Every Western government knows that the East Europeans cannot be ignored for much longer. They also know that Russia cannot be incorporated into Nato. But by affecting official ignorance of this reality, the West has unwittingly emboldened Moscow to play for higher stakes. It is not surprising, therefore, that PFP has failed on both counts: it has managed to annoy the Russians and alarm the East Europeans at the same time.
For purely technical reasons, the East Europeans are not able to join Nato today. They must serve a period of apprenticeship; PFP, by tailoring incorporation to individual circumstances, answers immediate needs. Yet appearance is just as important as reality. Everything PFP promises to do now could have been accomplished under the terms of the North Atlantic Co-operation Council. The NACC, though, has become a gigantic farce, an irrelevant talking-shop discussing 'peace-keeping' operations which nobody - apart from Russia, the power everyone feared - was prepared to mount. Having been fed empty promises, the East Europeans are now expected to believe that this time the West actually intends to do what it says.

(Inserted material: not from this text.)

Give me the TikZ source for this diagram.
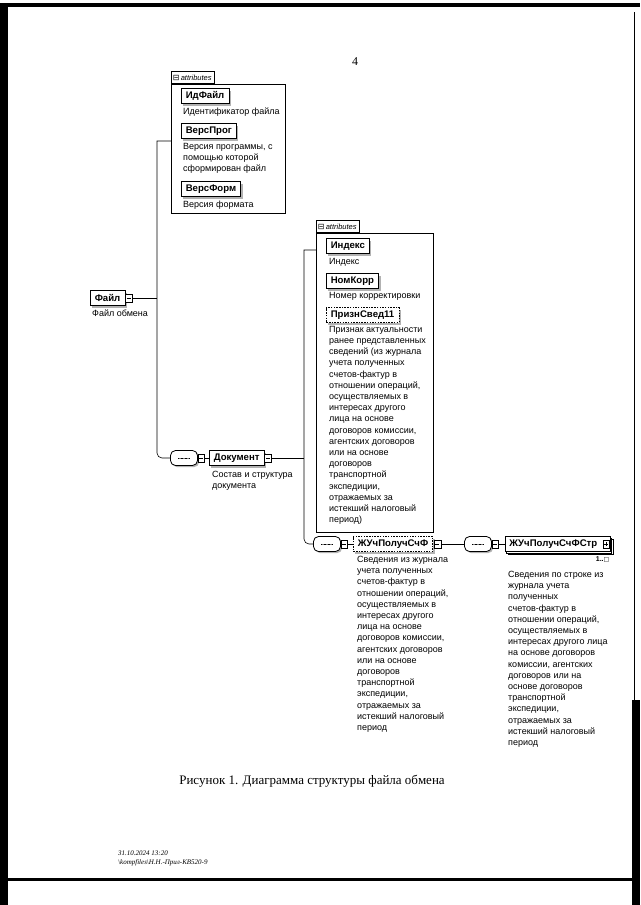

The West also managed to present Partnership for Peace in three different guises in as many months. It was originally concocted by the Americans last December in order to postpone a debate about the enlargement of Nato. After this idea encountered stiff opposition from the East Europeans, PFP was recast as a plan that neither precludes nor guarantees membership. More recently, it was touted as the only road to Nato membership for those who will eventually be considered eligible according to a formula that does not actually exist.
When he defended PFP at Nato's January summit, President Clinton said that he was not prepared to draw new lines in Europe. The Russians inferred, quite rightly, that America was quite prepared to keep the old divisions standing. Moscow's current actions are designed only to force the West to come to terms with its own contradictory statements.
Nowhere is this more evident than in the dispute over Russia's demand for a special status vis a vis Nato. Since the end of Communism, the West has talked about a 'strategic partnership' with Moscow. This was little more than an undertaking by the West to secure Russia's acquiesence in actions that the West intended to take anyway - in the Gulf war or in Yugoslavia. Russia felt further demeaned by the various symbolic gestures granted by the West (such as inviting the Russian foreign minister to stand on the White House lawn during the signing of the Middle East peace accord).
To the Russians, it seems that one day they are special and the next they are just one of many former Communist countries. Handling a collapsing superpower was never going to be easy, and kicking the Russians while they are down is not an option. But neither is it good for the future of Russia if the West goes on pretending no serious differences with Moscow exist.
Eastern Europe must be integrated into European structures, not out of charity towards the former victims of the Soviet Union, but for the benefit of all - Russia included. Germany is now exposed to all the instability in the east as few other Western countries are. The choice is clear: Nato and the European Union must integrate the East Europeans, or both these institutions will eventually become irrelevant for Germany, their most important member.
The Russians understand this only too well and have already started toying with the idea of a 'special' relationship with Germany. An Eastern Europe left to fester would become an area of competition for spheres of influence and a disaster for all. Germans remember this, and the Russians need to be reminded of it as often as possible.
Having failed to elicit further concessions on PFP, Moscow will focus on trying to persuade the West that Nato's responsibilities should be diluted into the Conference on Security and Co-operation in Europe, and that the West should desist from dealing with former Soviet republics without prior approval from Moscow. Both must be firmly rejected.
Nato may have lost its former enemy, but it still has a role. Only Nato can co-ordinate the defence policies of member states and pre- empt the game of balance-of-power politics that has destroyed Europe so often in the past. Replacing Nato with irrelevant travelling circuses such as the CSCE is of no benefit to anyone. And even if the West proposes to do nothing about the imposition of a new Russian sphere of influence on the former Soviet republics, it should be honest with Moscow: the re-creation of the empire would be very costly. In this respect, the Kremlin's main enemy is not Nato but Russia's own imperial illusions.
The biggest imponderable, however, is still likely to be America's reaction to recent events. Eager to avoid any dispute with Moscow, the Americans have indicated on several occasions that the fate of the East Europeans is secondary to maintaining good relations with Russia. For the West European members of Nato, though, the security needs of their eastern neighbours remain crucial: what Moscow likes to call its 'near abroad' are also the West's approaches. Washington and Moscow must be made to understand this. The Europeans for their part should remember that Kremlin mischief- making can take surprising turns. Moscow's decision to sign the PFP does herald the beginning of a new Europe. But the dangers of a mishap remain just as great as the promised opportunities.
The author is director of studies at the Royal United Services Institute.